What is needed: Your task is to output the listing word for word, with pictures excluded.
--------------------------------
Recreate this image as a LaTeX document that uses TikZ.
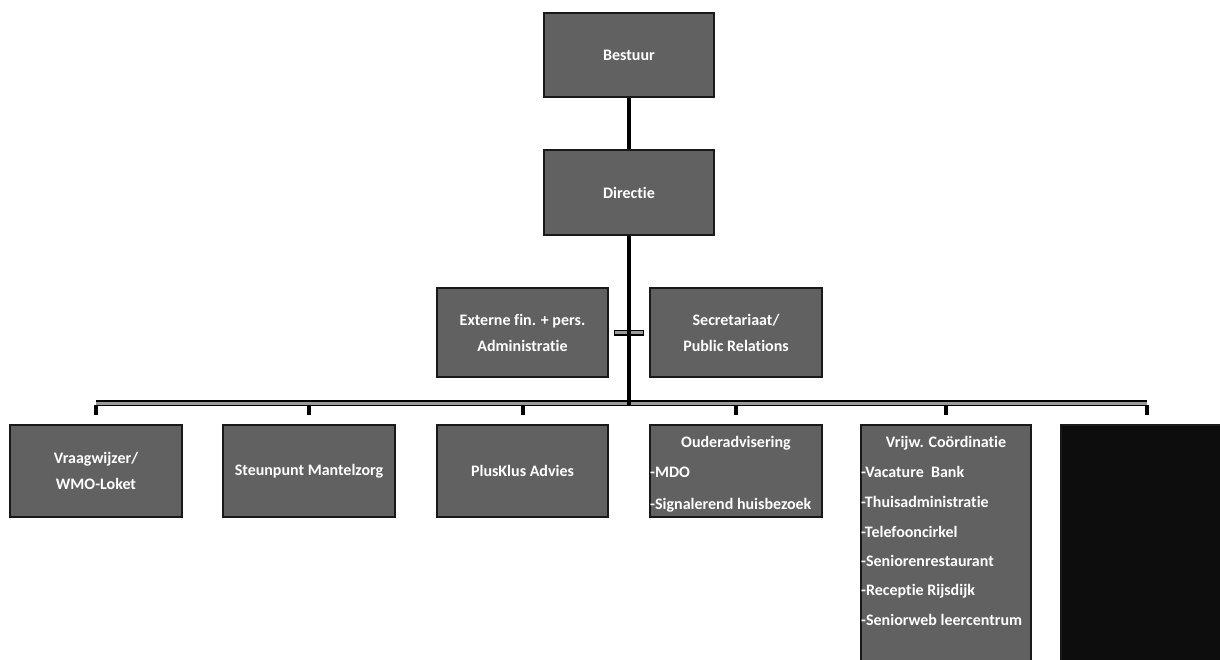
\documentclass[tikz,border=0pt]{standalone}
\usepackage{fontspec}
\setmainfont{Carlito}[Ligatures=NoCommon]
\definecolor{boxgray}{HTML}{616161}
\definecolor{busgray}{HTML}{9A9A9A}
\begin{document}
\begin{tikzpicture}[x=1pt,y=-1pt,
  box/.style={draw=black!90, line width=1.3pt, fill=boxgray, inner sep=0pt,
    text=white, align=center, font=\bfseries\fontsize{16}{26}\selectfont},
  darkbox/.style={box, fill=black!95},
  txt/.style={text=white, inner sep=0pt, font=\bfseries\fontsize{16}{19}\selectfont},
  trunk/.style={draw=black, line width=4pt},
  drop/.style={draw=black, line width=4pt, shorten >=9pt},
  busouter/.style={draw=black, line width=6pt},
  businner/.style={draw=busgray, line width=3pt},
]
\useasboundingbox (0,0) rectangle (1220,659);
\fill[white] (0,0) rectangle (1220,659);

% top
\node[box, minimum width=170, minimum height=84] (bestuur) at (629,55) {Bestuur};
\node[box, minimum width=170, minimum height=85] (directie) at (629,192.5) {Directie};

% staff
\node[box, minimum width=171, minimum height=89] (ext) at (522.5,332.5) {Externe fin. + pers.\\Administratie};
\node[box, minimum width=172, minimum height=89] (sec) at (736,332.5) {Secretariaat/\\Public Relations};

% bottom row
\node[box, minimum width=172, minimum height=92] (b1) at (96,471) {Vraagwijzer/\\WMO-Loket};
\node[box, minimum width=172, minimum height=92] (b2) at (309,471) {Steunpunt Mantelzorg};
\node[box, minimum width=171, minimum height=92] (b3) at (522.5,471) {PlusKlus Advies};
\node[box, minimum width=172, minimum height=92] (b4) at (736,471) {};
\node[box, minimum width=170, minimum height=255] (b5) at (946,552.5) {};
\node[darkbox, minimum width=172, minimum height=255] (b6) at (1147,552.5) {};

% b4 texts
\node[txt] (b4t) at (736,443) {Ouderadvisering};
\node[txt, anchor=west] (b4a) at (650,472) {-MDO};
\node[txt, anchor=west] (b4b) at (650,505) {-Signalerend huisbezoek};

% b5 texts
\node[txt] (b5t) at (946,443) {Vrijw. Coördinatie};
\node[txt, anchor=west] (b5a) at (861,472) {-Vacature\ \ Bank};
\node[txt, anchor=west] (b5b) at (861,502) {-Thuisadministratie};
\node[txt, anchor=west] (b5c) at (861,532) {-Telefooncirkel};
\node[txt, anchor=west] (b5d) at (861,561) {-Seniorenrestaurant};
\node[txt, anchor=west] (b5e) at (861,591) {-Receptie Rijsdijk};
\node[txt, anchor=west] (b5f) at (861,620) {-Seniorweb leercentrum};

% connectors
\coordinate (bus) at (629,403);
\draw[trunk] (bestuur.south) -- (directie.north);
\draw[busouter] (b1.north |- bus) -- (b6.north |- bus);
\draw[businner] (b1.north |- bus) -- (b6.north |- bus);
\draw[busouter, shorten <=5pt, shorten >=5pt] (ext.east) -- (sec.west);
\draw[businner, shorten <=6pt, shorten >=6pt] (ext.east) -- (sec.west);
\draw[trunk] (directie.south) -- ([yshift=-3pt]bus);
\foreach \n in {b1,b2,b3,b4,b5,b6}
  \draw[drop] ([yshift=-2pt]\n.north |- bus) -- (\n.north);
\end{tikzpicture}
\end{document}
--------------------------------
Written solution:
Recreate this image as a LaTeX document that uses TikZ.
\documentclass[tikz,border=0pt]{standalone}
\usepackage{fontspec}
\setmainfont{Carlito}[Ligatures=NoCommon]
\definecolor{boxgray}{HTML}{616161}
\definecolor{busgray}{HTML}{9A9A9A}
\begin{document}
\begin{tikzpicture}[x=1pt,y=-1pt,
  box/.style={draw=black!90, line width=1.3pt, fill=boxgray, inner sep=0pt,
    text=white, align=center, font=\bfseries\fontsize{16}{26}\selectfont},
  darkbox/.style={box, fill=black!95},
  txt/.style={text=white, inner sep=0pt, font=\bfseries\fontsize{16}{19}\selectfont},
  trunk/.style={draw=black, line width=4pt},
  drop/.style={draw=black, line width=4pt, shorten >=9pt},
  busouter/.style={draw=black, line width=6pt},
  businner/.style={draw=busgray, line width=3pt},
]
\useasboundingbox (0,0) rectangle (1220,659);
\fill[white] (0,0) rectangle (1220,659);

% top
\node[box, minimum width=170, minimum height=84] (bestuur) at (629,55) {Bestuur};
\node[box, minimum width=170, minimum height=85] (directie) at (629,192.5) {Directie};

% staff
\node[box, minimum width=171, minimum height=89] (ext) at (522.5,332.5) {Externe fin. + pers.\\Administratie};
\node[box, minimum width=172, minimum height=89] (sec) at (736,332.5) {Secretariaat/\\Public Relations};

% bottom row
\node[box, minimum width=172, minimum height=92] (b1) at (96,471) {Vraagwijzer/\\WMO-Loket};
\node[box, minimum width=172, minimum height=92] (b2) at (309,471) {Steunpunt Mantelzorg};
\node[box, minimum width=171, minimum height=92] (b3) at (522.5,471) {PlusKlus Advies};
\node[box, minimum width=172, minimum height=92] (b4) at (736,471) {};
\node[box, minimum width=170, minimum height=255] (b5) at (946,552.5) {};
\node[darkbox, minimum width=172, minimum height=255] (b6) at (1147,552.5) {};

% b4 texts
\node[txt] (b4t) at (736,443) {Ouderadvisering};
\node[txt, anchor=west] (b4a) at (650,472) {-MDO};
\node[txt, anchor=west] (b4b) at (650,505) {-Signalerend huisbezoek};

% b5 texts
\node[txt] (b5t) at (946,443) {Vrijw. Coördinatie};
\node[txt, anchor=west] (b5a) at (861,472) {-Vacature\ \ Bank};
\node[txt, anchor=west] (b5b) at (861,502) {-Thuisadministratie};
\node[txt, anchor=west] (b5c) at (861,532) {-Telefooncirkel};
\node[txt, anchor=west] (b5d) at (861,561) {-Seniorenrestaurant};
\node[txt, anchor=west] (b5e) at (861,591) {-Receptie Rijsdijk};
\node[txt, anchor=west] (b5f) at (861,620) {-Seniorweb leercentrum};

% connectors
\coordinate (bus) at (629,403);
\draw[trunk] (bestuur.south) -- (directie.north);
\draw[busouter] (b1.north |- bus) -- (b6.north |- bus);
\draw[businner] (b1.north |- bus) -- (b6.north |- bus);
\draw[busouter, shorten <=5pt, shorten >=5pt] (ext.east) -- (sec.west);
\draw[businner, shorten <=6pt, shorten >=6pt] (ext.east) -- (sec.west);
\draw[trunk] (directie.south) -- ([yshift=-3pt]bus);
\foreach \n in {b1,b2,b3,b4,b5,b6}
  \draw[drop] ([yshift=-2pt]\n.north |- bus) -- (\n.north);
\end{tikzpicture}
\end{document}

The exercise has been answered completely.